• **What the exercise asks**
From the listing below, select every line where the word "matplotlib" appears.

____

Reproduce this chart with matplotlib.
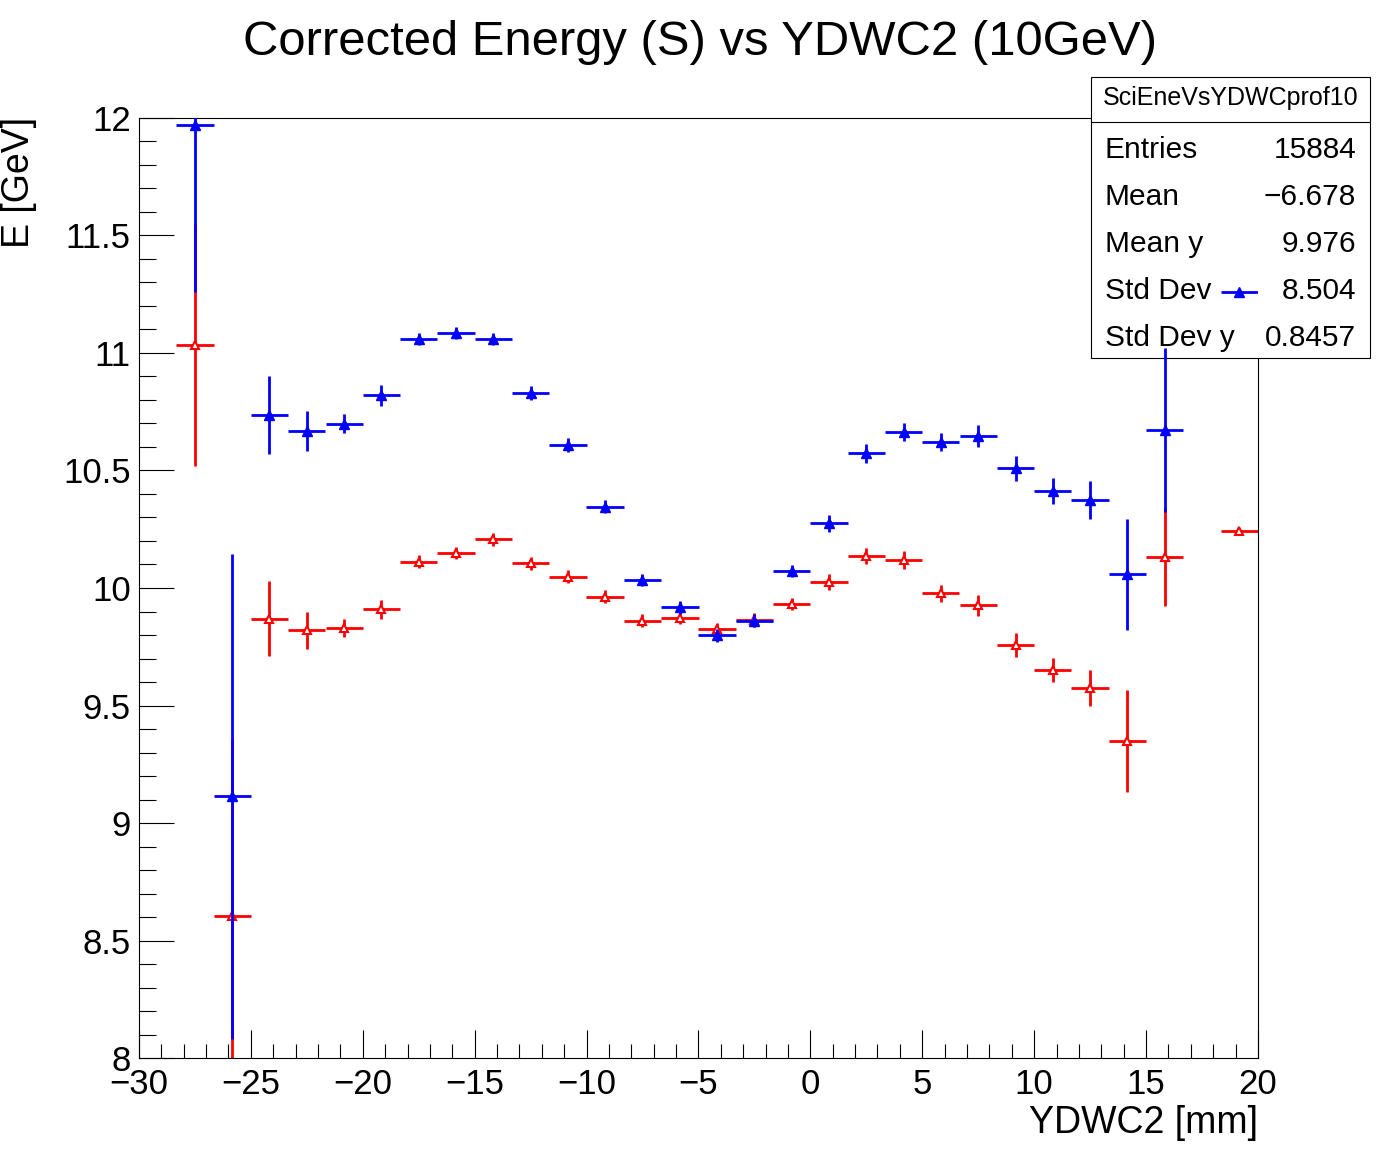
import matplotlib
matplotlib.use('Agg')
import matplotlib.pyplot as plt
from matplotlib.patches import Rectangle
from matplotlib.ticker import MultipleLocator, FuncFormatter

plt.rcParams['font.family'] = ['Liberation Sans', 'DejaVu Sans']

# bin centres (30 bins from -30 to 20 mm, width 5/3)
half_width = 0.8333

blue_x = [-27.5, -25.83, -24.17, -22.5, -20.83, -19.17, -17.5, -15.83, -14.17,
          -12.5, -10.83, -9.17, -7.5, -5.83, -4.17, -2.5, -0.83, 0.83, 2.5,
          4.17, 5.83, 7.5, 9.17, 10.83, 12.5, 14.17, 15.83, 19.17]
blue_y = [11.97, 9.113, 10.736, 10.669, 10.699, 10.82, 11.058, 11.084, 11.058,
          10.829, 10.607, 10.346, 10.034, 9.918, 9.799, 9.86, 10.072, 10.275,
          10.573, 10.662, 10.62, 10.647, 10.509, 10.413, 10.374, 10.058,
          10.672, 11.26]
blue_err = [0.71, 1.03, 0.167, 0.085, 0.04, 0.045, 0.025, 0.025, 0.025,
            0.03, 0.03, 0.028, 0.025, 0.027, 0.027, 0.028, 0.025, 0.035,
            0.04, 0.038, 0.038, 0.047, 0.053, 0.055, 0.08, 0.235, 0.35, 0.003]

red_x = [-27.5, -25.83, -24.17, -22.5, -20.83, -19.17, -17.5, -15.83, -14.17,
         -12.5, -10.83, -9.17, -7.5, -5.83, -4.17, -2.5, -0.83, 0.83, 2.5,
         4.17, 5.83, 7.5, 9.17, 10.83, 12.5, 14.17, 15.83, 19.17]
red_y = [11.035, 8.606, 9.87, 9.82, 9.83, 9.91, 10.112, 10.148, 10.207,
         10.105, 10.048, 9.963, 9.861, 9.874, 9.824, 9.864, 9.932, 10.026,
         10.136, 10.119, 9.977, 9.926, 9.756, 9.651, 9.574, 9.349, 10.132,
         10.243]
red_err = [0.515, 0.75, 0.16, 0.08, 0.04, 0.04, 0.028, 0.026, 0.027,
           0.027, 0.028, 0.028, 0.028, 0.028, 0.029, 0.028, 0.027, 0.033,
           0.035, 0.038, 0.036, 0.045, 0.051, 0.053, 0.076, 0.215, 0.21, 0.004]

stat_names = ['Entries', 'Mean', 'Mean y', 'Std Dev', 'Std Dev y']
stat_values = ['15884', '\u22126.678', '9.976', '8.504', '0.8457']

fig = plt.figure(figsize=(13.98, 11.76), dpi=100)
ax = fig.add_axes([0.0994, 0.1003, 0.8004, 0.7994])

ax.errorbar(red_x, red_y, yerr=red_err, xerr=half_width, fmt='^', color='red',
            ms=5.5, mfc='white', mec='red', mew=1.5, elinewidth=2, capsize=0,
            zorder=2)
ax.errorbar(blue_x, blue_y, yerr=blue_err, xerr=half_width, fmt='^', color='blue',
            ms=7, mfc='blue', mec='blue', elinewidth=2, capsize=0, zorder=5)

ax.set_xlim(-30, 20)
ax.set_ylim(8, 12)
ax.xaxis.set_major_locator(MultipleLocator(5))
ax.xaxis.set_minor_locator(MultipleLocator(1))
ax.yaxis.set_major_locator(MultipleLocator(0.5))
ax.yaxis.set_minor_locator(MultipleLocator(0.1))
fmt = FuncFormatter(lambda v, p: ('%g' % v).replace('-', '\u2212'))
ax.xaxis.set_major_formatter(fmt)
ax.yaxis.set_major_formatter(fmt)

ax.tick_params(axis='both', which='both', direction='in', top=False, right=False,
               width=0.8, labelsize=25)
ax.tick_params(axis='y', which='major', length=25, pad=6)
ax.tick_params(axis='y', which='minor', length=12.5)
ax.tick_params(axis='x', which='major', length=20, pad=7)
ax.tick_params(axis='x', which='minor', length=10)
for s in ax.spines.values():
    s.set_linewidth(0.8)

# stats box (drawn above red, below blue)
ax.add_patch(Rectangle((0.7804, 0.6956), 0.1996, 0.2389, transform=fig.transFigure,
                       facecolor='white', edgecolor='black', lw=0.8,
                       clip_on=False, zorder=3))
ax.add_line(plt.Line2D([0.7804, 0.98], [0.8963, 0.8963], transform=fig.transFigure,
                       color='black', lw=0.8, clip_on=False, zorder=3.1))
ax.text(0.8802, 0.9107, 'SciEneVsYDWCprof10', transform=fig.transFigure,
        ha='center', va='baseline', fontsize=18, zorder=3.2, clip_on=False)
for i, (n, v) in enumerate(zip(stat_names, stat_values)):
    yy = 1 - (158 + 47 * i) / 1176
    ax.text(0.7904, yy, n, transform=fig.transFigure, ha='left', va='baseline',
            fontsize=21.5, zorder=3.2, clip_on=False)
    ax.text(0.970, yy, v, transform=fig.transFigure, ha='right', va='baseline',
            fontsize=21.5, zorder=3.2, clip_on=False)

fig.text(0.5007, 0.9532, 'Corrected Energy (S) vs YDWC2 (10GeV)',
         ha='center', va='baseline', fontsize=35.3)
fig.text(0.8999, 0.0366, 'YDWC2 [mm]', ha='right', va='baseline', fontsize=27)
fig.text(0.0005, 0.9005, 'E [GeV]', ha='left', va='top', rotation=90, fontsize=27)

fig.savefig('out.png', dpi=100)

____

• **Answer to this exercise**
Reproduce this chart with matplotlib.
import matplotlib
matplotlib.use('Agg')
import matplotlib.pyplot as plt
from matplotlib.patches import Rectangle
from matplotlib.ticker import MultipleLocator, FuncFormatter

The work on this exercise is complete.